■ INSTRUCTION
Read the lines that follow and pick out every one containing the word "diagram".

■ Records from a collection
# # # #

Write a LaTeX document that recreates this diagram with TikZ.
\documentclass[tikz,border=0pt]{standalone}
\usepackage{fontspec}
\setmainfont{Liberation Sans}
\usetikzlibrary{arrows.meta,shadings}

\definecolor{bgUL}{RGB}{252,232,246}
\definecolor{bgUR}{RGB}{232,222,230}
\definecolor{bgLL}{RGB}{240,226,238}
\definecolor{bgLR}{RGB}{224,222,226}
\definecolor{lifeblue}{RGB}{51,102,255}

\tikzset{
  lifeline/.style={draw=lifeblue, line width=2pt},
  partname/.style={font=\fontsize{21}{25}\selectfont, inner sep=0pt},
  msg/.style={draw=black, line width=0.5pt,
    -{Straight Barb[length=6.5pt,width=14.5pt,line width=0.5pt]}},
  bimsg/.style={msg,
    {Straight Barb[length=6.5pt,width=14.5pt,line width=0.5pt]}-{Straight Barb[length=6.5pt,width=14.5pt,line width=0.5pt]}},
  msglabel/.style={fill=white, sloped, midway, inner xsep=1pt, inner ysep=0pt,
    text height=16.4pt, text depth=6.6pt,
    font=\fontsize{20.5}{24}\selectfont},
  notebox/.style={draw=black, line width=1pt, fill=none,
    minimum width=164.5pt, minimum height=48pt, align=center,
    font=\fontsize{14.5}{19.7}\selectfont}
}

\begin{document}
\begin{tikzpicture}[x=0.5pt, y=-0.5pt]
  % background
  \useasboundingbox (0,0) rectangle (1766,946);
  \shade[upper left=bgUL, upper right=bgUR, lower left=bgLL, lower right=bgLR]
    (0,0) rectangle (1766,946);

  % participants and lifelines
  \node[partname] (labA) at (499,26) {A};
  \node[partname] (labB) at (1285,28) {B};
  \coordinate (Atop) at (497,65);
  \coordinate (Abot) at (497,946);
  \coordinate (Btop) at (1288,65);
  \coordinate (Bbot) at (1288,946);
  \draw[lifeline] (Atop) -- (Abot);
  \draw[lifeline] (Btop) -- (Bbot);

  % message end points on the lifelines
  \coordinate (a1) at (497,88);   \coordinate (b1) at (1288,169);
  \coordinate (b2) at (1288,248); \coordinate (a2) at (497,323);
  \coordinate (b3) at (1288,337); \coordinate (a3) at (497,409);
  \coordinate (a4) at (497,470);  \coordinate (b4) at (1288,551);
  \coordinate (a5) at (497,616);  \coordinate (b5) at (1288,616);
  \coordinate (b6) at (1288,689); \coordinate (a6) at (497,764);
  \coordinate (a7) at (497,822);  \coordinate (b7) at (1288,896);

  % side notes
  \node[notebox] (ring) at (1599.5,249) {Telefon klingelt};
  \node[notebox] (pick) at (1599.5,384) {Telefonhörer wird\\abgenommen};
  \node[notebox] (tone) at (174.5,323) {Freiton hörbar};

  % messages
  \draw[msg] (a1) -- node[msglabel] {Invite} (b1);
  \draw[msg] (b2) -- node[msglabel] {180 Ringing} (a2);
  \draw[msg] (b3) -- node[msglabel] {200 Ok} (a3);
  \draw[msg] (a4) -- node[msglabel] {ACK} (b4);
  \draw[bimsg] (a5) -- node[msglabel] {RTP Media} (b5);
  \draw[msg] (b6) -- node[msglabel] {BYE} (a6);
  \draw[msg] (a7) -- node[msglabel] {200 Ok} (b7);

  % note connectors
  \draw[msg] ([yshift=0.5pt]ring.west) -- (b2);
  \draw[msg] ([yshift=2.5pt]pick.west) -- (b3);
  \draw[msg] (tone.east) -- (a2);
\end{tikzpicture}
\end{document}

# # # #

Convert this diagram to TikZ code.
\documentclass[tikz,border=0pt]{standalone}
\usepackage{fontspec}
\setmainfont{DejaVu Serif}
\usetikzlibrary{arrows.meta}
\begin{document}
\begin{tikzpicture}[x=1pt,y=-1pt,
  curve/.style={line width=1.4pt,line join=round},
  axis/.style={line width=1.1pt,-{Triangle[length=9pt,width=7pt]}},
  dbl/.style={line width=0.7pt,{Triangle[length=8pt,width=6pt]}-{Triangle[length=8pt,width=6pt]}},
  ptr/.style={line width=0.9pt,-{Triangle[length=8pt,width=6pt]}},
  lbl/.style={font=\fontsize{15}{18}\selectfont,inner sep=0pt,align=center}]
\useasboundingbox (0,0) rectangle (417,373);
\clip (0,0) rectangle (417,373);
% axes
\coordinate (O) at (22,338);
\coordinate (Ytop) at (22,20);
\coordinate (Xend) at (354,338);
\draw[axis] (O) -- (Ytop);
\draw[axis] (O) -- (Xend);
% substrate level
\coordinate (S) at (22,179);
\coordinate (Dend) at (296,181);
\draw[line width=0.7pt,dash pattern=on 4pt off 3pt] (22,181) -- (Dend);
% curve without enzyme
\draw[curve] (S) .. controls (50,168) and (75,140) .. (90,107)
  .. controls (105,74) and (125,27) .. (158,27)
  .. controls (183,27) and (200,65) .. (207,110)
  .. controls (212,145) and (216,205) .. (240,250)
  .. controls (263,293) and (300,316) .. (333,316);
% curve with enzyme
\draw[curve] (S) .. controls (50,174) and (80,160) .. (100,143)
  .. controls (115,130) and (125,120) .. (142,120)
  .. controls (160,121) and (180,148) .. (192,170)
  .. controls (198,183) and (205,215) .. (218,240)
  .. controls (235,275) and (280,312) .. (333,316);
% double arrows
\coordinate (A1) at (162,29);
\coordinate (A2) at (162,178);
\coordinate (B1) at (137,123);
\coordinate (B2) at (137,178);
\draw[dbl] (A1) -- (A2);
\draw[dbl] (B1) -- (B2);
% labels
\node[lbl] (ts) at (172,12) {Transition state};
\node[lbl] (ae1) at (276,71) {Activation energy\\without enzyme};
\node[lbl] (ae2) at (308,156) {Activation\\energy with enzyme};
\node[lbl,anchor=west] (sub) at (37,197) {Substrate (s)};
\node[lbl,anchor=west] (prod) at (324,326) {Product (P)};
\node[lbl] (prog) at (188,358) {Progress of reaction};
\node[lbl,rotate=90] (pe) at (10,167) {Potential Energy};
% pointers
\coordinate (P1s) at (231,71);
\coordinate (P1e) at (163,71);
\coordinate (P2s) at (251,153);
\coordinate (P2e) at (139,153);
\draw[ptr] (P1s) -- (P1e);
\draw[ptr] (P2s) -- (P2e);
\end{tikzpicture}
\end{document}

# # # #

■ SOLUTION BELOW
Write a LaTeX document that recreates this diagram with TikZ.
Convert this diagram to TikZ code.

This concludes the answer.